Given data
· · · ·
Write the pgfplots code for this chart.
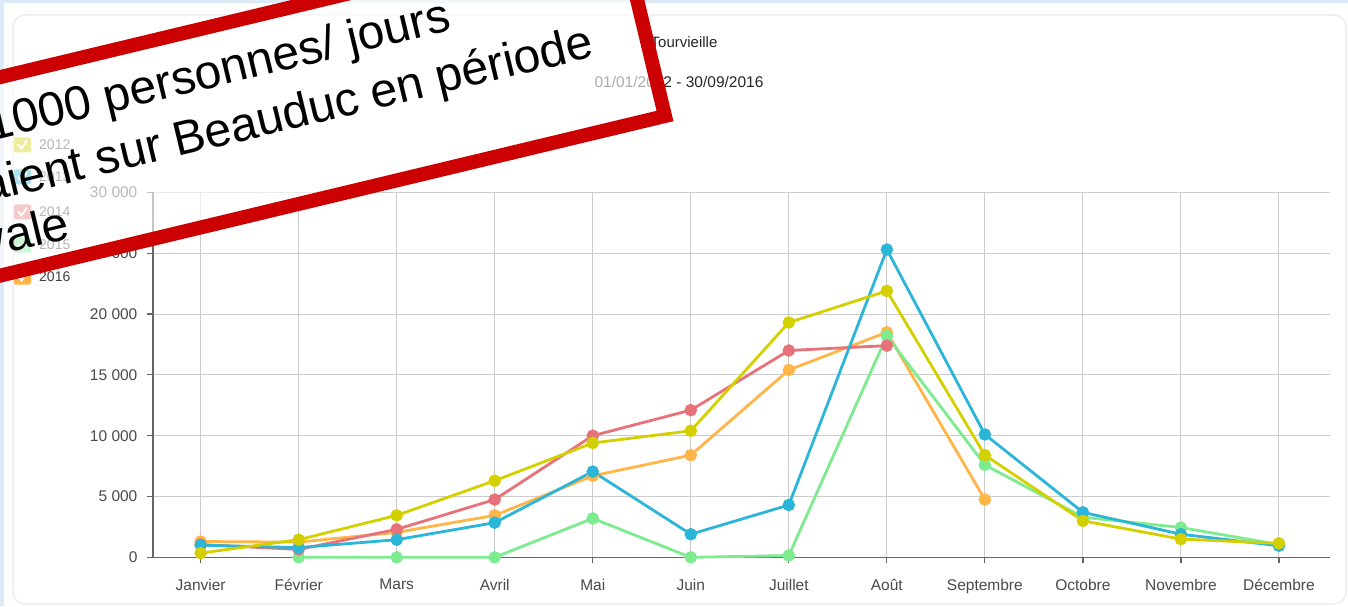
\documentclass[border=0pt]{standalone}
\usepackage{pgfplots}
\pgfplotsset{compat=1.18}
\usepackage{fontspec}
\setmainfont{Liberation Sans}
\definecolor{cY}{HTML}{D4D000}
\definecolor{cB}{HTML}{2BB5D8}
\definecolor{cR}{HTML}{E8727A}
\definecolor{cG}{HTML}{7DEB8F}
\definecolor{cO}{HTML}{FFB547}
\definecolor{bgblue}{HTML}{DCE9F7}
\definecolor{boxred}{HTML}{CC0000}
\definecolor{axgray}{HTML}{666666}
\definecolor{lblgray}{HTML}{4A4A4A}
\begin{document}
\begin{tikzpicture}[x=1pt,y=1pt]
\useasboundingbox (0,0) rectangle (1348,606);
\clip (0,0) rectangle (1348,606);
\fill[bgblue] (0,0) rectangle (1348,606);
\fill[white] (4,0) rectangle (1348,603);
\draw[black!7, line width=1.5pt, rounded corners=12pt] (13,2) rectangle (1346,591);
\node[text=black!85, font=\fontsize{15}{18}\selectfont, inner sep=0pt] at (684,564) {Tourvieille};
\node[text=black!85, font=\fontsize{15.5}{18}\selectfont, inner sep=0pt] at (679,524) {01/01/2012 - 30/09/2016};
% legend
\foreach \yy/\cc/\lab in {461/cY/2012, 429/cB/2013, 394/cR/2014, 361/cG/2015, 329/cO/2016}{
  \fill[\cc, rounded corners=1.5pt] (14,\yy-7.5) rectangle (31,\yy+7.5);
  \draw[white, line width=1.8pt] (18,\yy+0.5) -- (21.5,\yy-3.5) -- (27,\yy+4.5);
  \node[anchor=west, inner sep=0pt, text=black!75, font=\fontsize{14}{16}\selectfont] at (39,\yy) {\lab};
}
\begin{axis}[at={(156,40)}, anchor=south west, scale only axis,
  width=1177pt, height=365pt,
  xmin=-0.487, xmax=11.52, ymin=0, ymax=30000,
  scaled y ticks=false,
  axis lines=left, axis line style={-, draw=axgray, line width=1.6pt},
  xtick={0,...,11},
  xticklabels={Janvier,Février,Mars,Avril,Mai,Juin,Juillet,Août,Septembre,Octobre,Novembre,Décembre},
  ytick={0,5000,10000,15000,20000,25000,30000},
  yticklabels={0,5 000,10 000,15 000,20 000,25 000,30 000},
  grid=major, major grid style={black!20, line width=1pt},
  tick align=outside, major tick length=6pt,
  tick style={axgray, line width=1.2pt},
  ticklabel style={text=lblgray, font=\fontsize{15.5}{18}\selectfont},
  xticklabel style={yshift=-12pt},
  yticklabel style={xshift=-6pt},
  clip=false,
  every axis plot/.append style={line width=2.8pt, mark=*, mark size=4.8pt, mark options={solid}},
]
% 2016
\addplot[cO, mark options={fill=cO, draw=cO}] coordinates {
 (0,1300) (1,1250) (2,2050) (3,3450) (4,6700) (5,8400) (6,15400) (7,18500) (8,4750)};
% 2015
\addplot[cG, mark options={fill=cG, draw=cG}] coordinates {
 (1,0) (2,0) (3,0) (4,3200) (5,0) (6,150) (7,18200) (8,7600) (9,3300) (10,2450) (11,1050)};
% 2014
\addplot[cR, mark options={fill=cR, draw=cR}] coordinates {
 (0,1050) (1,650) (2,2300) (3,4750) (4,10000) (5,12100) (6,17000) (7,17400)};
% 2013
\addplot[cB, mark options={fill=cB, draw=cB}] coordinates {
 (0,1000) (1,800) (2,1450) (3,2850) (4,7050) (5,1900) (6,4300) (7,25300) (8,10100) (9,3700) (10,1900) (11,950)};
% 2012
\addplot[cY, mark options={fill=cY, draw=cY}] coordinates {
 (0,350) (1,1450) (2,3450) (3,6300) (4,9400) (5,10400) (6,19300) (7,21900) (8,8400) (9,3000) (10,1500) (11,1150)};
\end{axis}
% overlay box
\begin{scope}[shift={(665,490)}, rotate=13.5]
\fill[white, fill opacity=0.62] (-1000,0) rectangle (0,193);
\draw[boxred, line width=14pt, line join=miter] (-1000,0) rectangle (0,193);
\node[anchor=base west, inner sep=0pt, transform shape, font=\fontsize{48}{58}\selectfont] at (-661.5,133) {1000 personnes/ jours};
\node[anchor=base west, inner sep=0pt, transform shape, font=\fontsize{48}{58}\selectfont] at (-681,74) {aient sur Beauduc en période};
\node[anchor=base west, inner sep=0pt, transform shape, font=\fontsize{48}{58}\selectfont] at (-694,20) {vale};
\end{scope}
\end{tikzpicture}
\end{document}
· · · ·
What to do
Reproduce the material above verbatim; omit every picture.

Full output
Write the pgfplots code for this chart.
\documentclass[border=0pt]{standalone}
\usepackage{pgfplots}
\pgfplotsset{compat=1.18}
\usepackage{fontspec}
\setmainfont{Liberation Sans}
\definecolor{cY}{HTML}{D4D000}
\definecolor{cB}{HTML}{2BB5D8}
\definecolor{cR}{HTML}{E8727A}
\definecolor{cG}{HTML}{7DEB8F}
\definecolor{cO}{HTML}{FFB547}
\definecolor{bgblue}{HTML}{DCE9F7}
\definecolor{boxred}{HTML}{CC0000}
\definecolor{axgray}{HTML}{666666}
\definecolor{lblgray}{HTML}{4A4A4A}
\begin{document}
\begin{tikzpicture}[x=1pt,y=1pt]
\useasboundingbox (0,0) rectangle (1348,606);
\clip (0,0) rectangle (1348,606);
\fill[bgblue] (0,0) rectangle (1348,606);
\fill[white] (4,0) rectangle (1348,603);
\draw[black!7, line width=1.5pt, rounded corners=12pt] (13,2) rectangle (1346,591);
\node[text=black!85, font=\fontsize{15}{18}\selectfont, inner sep=0pt] at (684,564) {Tourvieille};
\node[text=black!85, font=\fontsize{15.5}{18}\selectfont, inner sep=0pt] at (679,524) {01/01/2012 - 30/09/2016};
% legend
\foreach \yy/\cc/\lab in {461/cY/2012, 429/cB/2013, 394/cR/2014, 361/cG/2015, 329/cO/2016}{
  \fill[\cc, rounded corners=1.5pt] (14,\yy-7.5) rectangle (31,\yy+7.5);
  \draw[white, line width=1.8pt] (18,\yy+0.5) -- (21.5,\yy-3.5) -- (27,\yy+4.5);
  \node[anchor=west, inner sep=0pt, text=black!75, font=\fontsize{14}{16}\selectfont] at (39,\yy) {\lab};
}
\begin{axis}[at={(156,40)}, anchor=south west, scale only axis,
  width=1177pt, height=365pt,
  xmin=-0.487, xmax=11.52, ymin=0, ymax=30000,
  scaled y ticks=false,
  axis lines=left, axis line style={-, draw=axgray, line width=1.6pt},
  xtick={0,...,11},
  xticklabels={Janvier,Février,Mars,Avril,Mai,Juin,Juillet,Août,Septembre,Octobre,Novembre,Décembre},
  ytick={0,5000,10000,15000,20000,25000,30000},
  yticklabels={0,5 000,10 000,15 000,20 000,25 000,30 000},
  grid=major, major grid style={black!20, line width=1pt},
  tick align=outside, major tick length=6pt,
  tick style={axgray, line width=1.2pt},
  ticklabel style={text=lblgray, font=\fontsize{15.5}{18}\selectfont},
  xticklabel style={yshift=-12pt},
  yticklabel style={xshift=-6pt},
  clip=false,
  every axis plot/.append style={line width=2.8pt, mark=*, mark size=4.8pt, mark options={solid}},
]
% 2016
\addplot[cO, mark options={fill=cO, draw=cO}] coordinates {
 (0,1300) (1,1250) (2,2050) (3,3450) (4,6700) (5,8400) (6,15400) (7,18500) (8,4750)};
% 2015
\addplot[cG, mark options={fill=cG, draw=cG}] coordinates {
 (1,0) (2,0) (3,0) (4,3200) (5,0) (6,150) (7,18200) (8,7600) (9,3300) (10,2450) (11,1050)};
% 2014
\addplot[cR, mark options={fill=cR, draw=cR}] coordinates {
 (0,1050) (1,650) (2,2300) (3,4750) (4,10000) (5,12100) (6,17000) (7,17400)};
% 2013
\addplot[cB, mark options={fill=cB, draw=cB}] coordinates {
 (0,1000) (1,800) (2,1450) (3,2850) (4,7050) (5,1900) (6,4300) (7,25300) (8,10100) (9,3700) (10,1900) (11,950)};
% 2012
\addplot[cY, mark options={fill=cY, draw=cY}] coordinates {
 (0,350) (1,1450) (2,3450) (3,6300) (4,9400) (5,10400) (6,19300) (7,21900) (8,8400) (9,3000) (10,1500) (11,1150)};
\end{axis}
% overlay box
\begin{scope}[shift={(665,490)}, rotate=13.5]
\fill[white, fill opacity=0.62] (-1000,0) rectangle (0,193);
\draw[boxred, line width=14pt, line join=miter] (-1000,0) rectangle (0,193);
\node[anchor=base west, inner sep=0pt, transform shape, font=\fontsize{48}{58}\selectfont] at (-661.5,133) {1000 personnes/ jours};
\node[anchor=base west, inner sep=0pt, transform shape, font=\fontsize{48}{58}\selectfont] at (-681,74) {aient sur Beauduc en période};
\node[anchor=base west, inner sep=0pt, transform shape, font=\fontsize{48}{58}\selectfont] at (-694,20) {vale};
\end{scope}
\end{tikzpicture}
\end{document}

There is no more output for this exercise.